Se sentant prisonnière, Mélanie se débattit avec une fureur désespérée, cherchant à griffer, à mordre, à faire mal pour se libérer. Elle eût tué peut-être si elle en avait possédé le moyen, et le combat, un instant, parut presque égal mais soudain, elle poussa un cri de douleur : Francis venait d’empoigner sa chevelure dénouée et tirait dessus de toutes ses forces. Les larmes jaillirent. Pourtant, elle ne s’avouait pas encore vaincue, s’obstinant à entraîner son bourreau dans une chute qui leur serait peut-être fatale. Et puis, tout à coup quelqu’un s’écria :

— En voilà assez ! Que l’on me sépare ce couple tellement uni mais que l’on prenne garde à l’homme : il est dangereux…

Debout au milieu du grand vestibule illuminé et fleuri, le commissaire Langevin, les mains au fond des poches de son paletot mastic, contemplait la scène. Un cordon de policiers en uniforme doublait la baie anachronique des valets emperruqués porteurs de chandeliers. Un homme en chapeau melon vint dégager Mélanie qui se laissa tomber assise sur une marche tandis qu’un hurlement d’horreur éclatait sur le palier :

— Qu’est-ce que c’est que tout cela ?

Chantilly et plumes d’autruches blancs constellés de diamants, Albine contemplait la scène d’un œil incrédule. Otant alors son chapeau, le policier salua brièvement :

— Commissaire Langevin de la Sûreté nationale. Je crois, madame, que nous nous sommes déjà rencontrés ?

— Je sais mais que venez-vous faire chez moi à pareille heure ? Vous voyez bien que nous donnons une réception ? Mes invités seront là dans un instant…

— Cela m’étonnerait qu’on les laisse passer. Pardonnez-moi mais je viens procéder à une arrestation…

— Une…

Avec une sorte de râle, Mme Desprez-Martel s’évanouit au milieu de ses dentelles et de ses plumes. Angèle, qui arrivait, se hâta de lui porter secours tandis que, délaissant Mélanie, l’agent obligeait Francis à rejoindre le commissaire dont la voix, alors, sonna comme la trompette de l’ange au Jugement Dernier.

— Adriano Bruno, au nom de la loi je vous arrête.
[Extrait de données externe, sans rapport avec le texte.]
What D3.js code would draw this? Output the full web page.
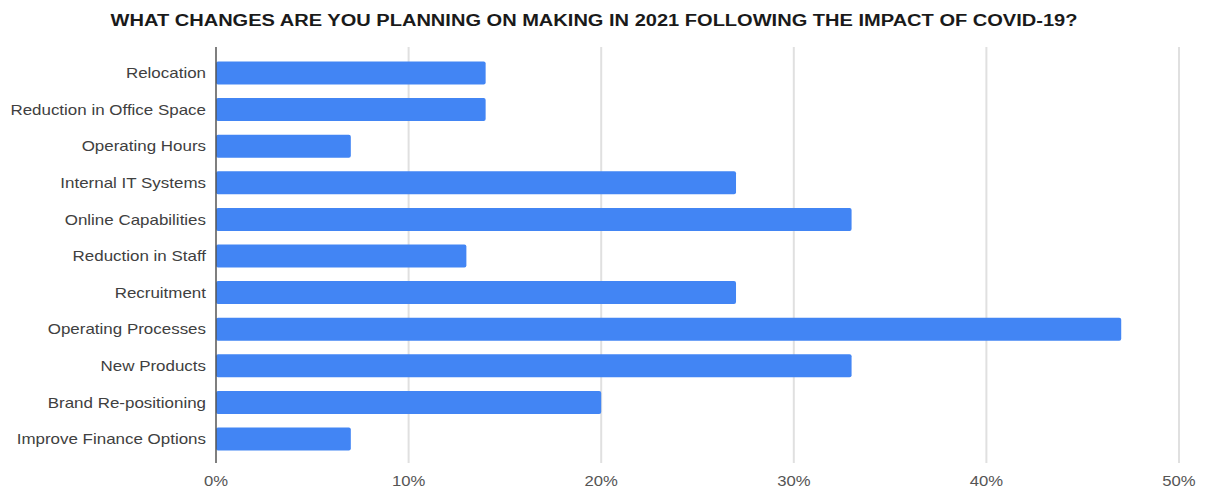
<!DOCTYPE html>
<html>
<head>
<meta charset="utf-8">
<script src="https://cdn.jsdelivr.net/npm/d3@7"></script>
<style>
  body { margin: 0; background: #fff; }
  svg { display: block; font-family: "Liberation Sans", Arial, sans-serif; }
</style>
</head>
<body>
<svg id="chart" width="1205" height="491"></svg>
<script>
const title = 'WHAT CHANGES ARE YOU PLANNING ON MAKING IN 2021 FOLLOWING THE IMPACT OF COVID-19?';
const categories = ['Relocation', 'Reduction in Office Space', 'Operating Hours', 'Internal IT Systems',
    'Online Capabilities', 'Reduction in Staff', 'Recruitment', 'Operating Processes',
    'New Products', 'Brand Re-positioning', 'Improve Finance Options'];
const values = [14, 14, 7, 27, 33, 13, 27, 47, 33, 20, 7];
const ticks = [0, 10, 20, 30, 40, 50];

const svg = d3.select('#chart');
const x = d3.scaleLinear().domain([0, 50]).range([216, 1179]);
const y = d3.scaleBand().domain(categories).range([54.7, 457.3]).paddingInner(0.372).paddingOuter(0.186);

// the source picture is a little stretched sideways, so text is widened to match
const stretch = (sel, sx) => sel.attr('transform', function () {
    const tx = +this.getAttribute('data-x'), ty = +this.getAttribute('data-y');
    return `translate(${tx},${ty}) scale(${sx},1)`;
});

// title
svg.append('text')
    .attr('data-x', 594).attr('data-y', 26)
    .attr('text-anchor', 'middle')
    .attr('font-size', 17).attr('font-weight', 'bold').attr('fill', '#1a1a1a')
    .text(title)
    .call(stretch, 1.18);

// gridlines
svg.append('g').selectAll('line')
    .data(ticks.slice(1))
    .join('line')
    .attr('x1', d => x(d)).attr('x2', d => x(d))
    .attr('y1', 47).attr('y2', 463)
    .attr('stroke', '#e0e0e0').attr('stroke-width', 2);

// bars
svg.append('g').selectAll('rect')
    .data(values)
    .join('rect')
    .attr('x', x(0))
    .attr('y', (d, i) => y(categories[i]))
    .attr('width', d => x(d) - x(0))
    .attr('height', y.bandwidth())
    .attr('rx', 2)
    .attr('fill', '#4285f4');

// zero line
svg.append('line')
    .attr('x1', x(0)).attr('x2', x(0))
    .attr('y1', 47).attr('y2', 463)
    .attr('stroke', '#555').attr('stroke-width', 1.5);

// category labels
svg.append('g').selectAll('text')
    .data(categories)
    .join('text')
    .attr('data-x', 206)
    .attr('data-y', d => y(d) + y.bandwidth() / 2)
    .attr('dy', '0.35em')
    .attr('text-anchor', 'end')
    .attr('font-size', 15).attr('fill', '#404040')
    .text(d => d)
    .call(stretch, 1.13);

// x tick labels
svg.append('g').selectAll('text')
    .data(ticks)
    .join('text')
    .attr('data-x', d => x(d))
    .attr('data-y', 486)
    .attr('text-anchor', 'middle')
    .attr('font-size', 14.5).attr('fill', '#555')
    .text(d => d + '%')
    .call(stretch, 1.15);
</script>
</body>
</html>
Vous êtes accusé de meurtre sur la personne de M. le marquis de Varennes et de tentative d’assassinat sur celle de M. Timothée Desprez-Martel.

— Ne me touchez pas !… Je vous interdis de me toucher, hurla l’inculpé tandis que trois hommes arrivaient péniblement à lui passer les menottes. Vous êtes complètement fou avec votre histoire ! Et elle va vous coûter cher. Des centaines de personnes pourront vous jurer que je suis bien…
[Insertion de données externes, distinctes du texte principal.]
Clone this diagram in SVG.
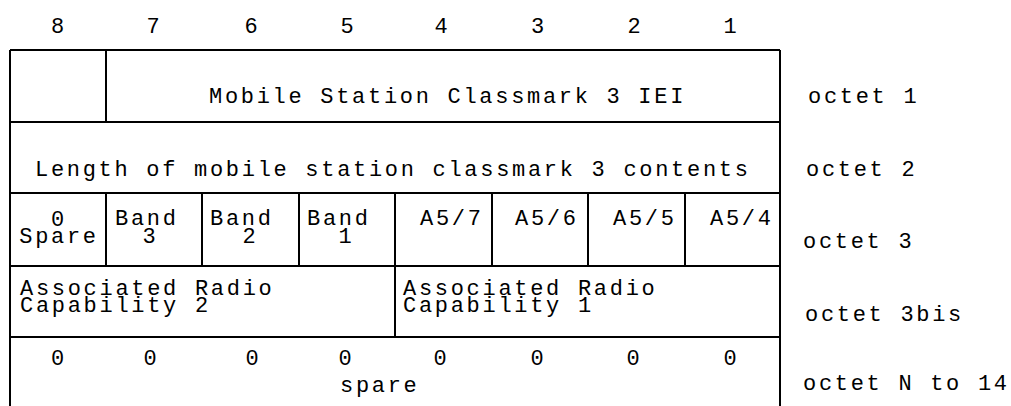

— N’essaie pas de bluffer, tu es fait, Bruno ! Nous tenons ton complice, Mario Caproni, et il a passé des aveux complets…

— Je ne connais pas cet homme et vous aurez du mal à faire avaler votre histoire à mes amis magistrats. Justement, ce soir vous allez voir arriver le président…

Il n’acheva pas sa phrase. Trois nouveaux personnages venaient de franchir la haute porte, vitrée à l’ancienne, trois hommes dont l’un était assis, les jambes enveloppées d’une couverture, dans une petite voiture. Et le faux gentilhomme recula, comme Don Juan devant la statue du Commandeur, en voyant venir à lui, amoindri sans doute mais encore formidable, le vieux Timothée Desprez-Martel. Antoine Laurens poussait le véhicule auprès duquel se tenait Olivier Dherblay, très pâle mais debout et appuyé sur une canne.